Dave focuses on key infrastructure projects at Twitter: finagle, scalding; analytics and infrastructure

1. How is Twitter scaling?

What is scaling? See Wikipedia entry. Reaching beyond your current capacity — social and technical solutions.

Twitter numbers (2014):

  • 500 million tweets /day
  • 3.5 billion/week;
  • 6000+ tweets/sec (steady state)

Twitter is “the pulse of the planet”. Can sometimes predict spikes (live, popular events, like the World Cup); sometimes can’t. Could throw 10x the servers at the problem OR improve scalability.

Remember the Fail Whale?

Previously, Twitter: ruby on rails, 200 engineers pushing code; needed a solution to isolate failure and isolate feature development

During 2010 World Cup — lots of issues keeping Twitter up; 2014 after scalability and OS projects, much more stable.

Breaking up monolithic applications into microservices.
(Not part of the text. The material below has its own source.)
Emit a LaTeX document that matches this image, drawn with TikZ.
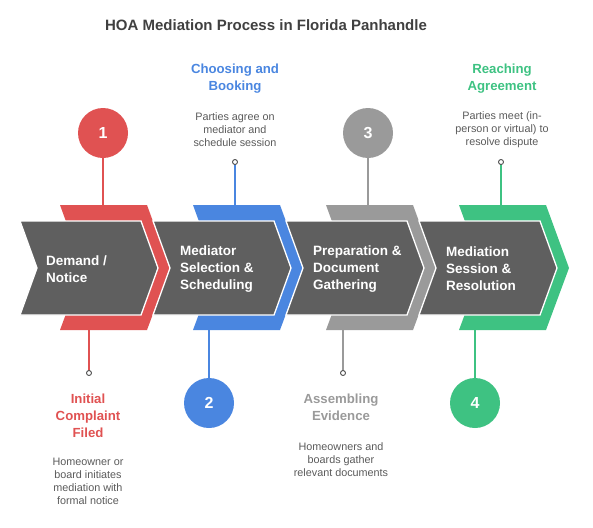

Common pattern among companies; see Groupon talk, “Breaking up the monolithic

Today, building a distributed system.

2. Twitter’s Open Source infrastructure

  • “Twitter Stack” including Apache Mesos, Aurora, Finagle
    • Mesos: top-level software at Apache; began as research project at UC Berkeley; layer of abstraction between machines in a datacenter and applications that run: cluster manager & resource manager. Mesos actively monitors what’s happening across the cluster (Zookeeper). Addresses the problems of fault tolerance and resource efficiency and utilization.
      • Design Challenges: each framework may have different scheduling needs; must scale to tens of thousands of nodes running hundreds of jobs with millions of tasks; must be fault-tolerant and highly available
      • Master-Worker architecture + Zookeeper cluster
      • Marathon scheduler
      • A lot of #klf15 scalability preso is going over my head, but I do wonder what #kohails project could “get” from Mesos/Aurora scalability
  • Why care about resource utilization? Fewer machines; less human resources.
    • How to best reuse idling times? Early research
    • Quasar — users specify performance target for applications instead of typical resource reservations; machine-learning used to predict resources usage and for cluster scheduling; research by Christina Delimitrou and Christos Kozyrakis at Stanford
    • Google Borg — Google’s cluster management solution; AMP Lab, and John Wilkes spoke at MesosCon 2014.
    • Aurora provides deployment and scheduling of jobs; rich DSL for defining services; health checking; one scheduler to rule them all: can manage both long-running services, as well as cron; can mark production and non-production jobs; production jobs can pre-empt non-prod jobs; has an additional priority system. Aurora has executor features — responsible for executive code on individual worker machines, sending status to Mesos when a task completes.
  • Hundreds of separate services with different owners
  • Managed by Site Reliability Engineer (SRE) teams

3. How and why OSS?

“many parts building on and amplifying each other” –Gordon Haff, Red Hat

Building an ecosystem.

Frameworks

Services: Aurora; Marathon; Kubernetes; Singularity

Big Data: Spark; Storm; Hadoop

Batch: Chronos; Jenkins

Framework bindings — C++, Java, Clojure, Haskell, Python, or write your own.

Resources for writing mesos frameworks — his slides will go online with links to this info.

Community > Code. Very very much true.

Let’s Scale in the Open: increased speed of innovation; more-reliable software; more-visible contributions and impact; broader peer group and sense of community.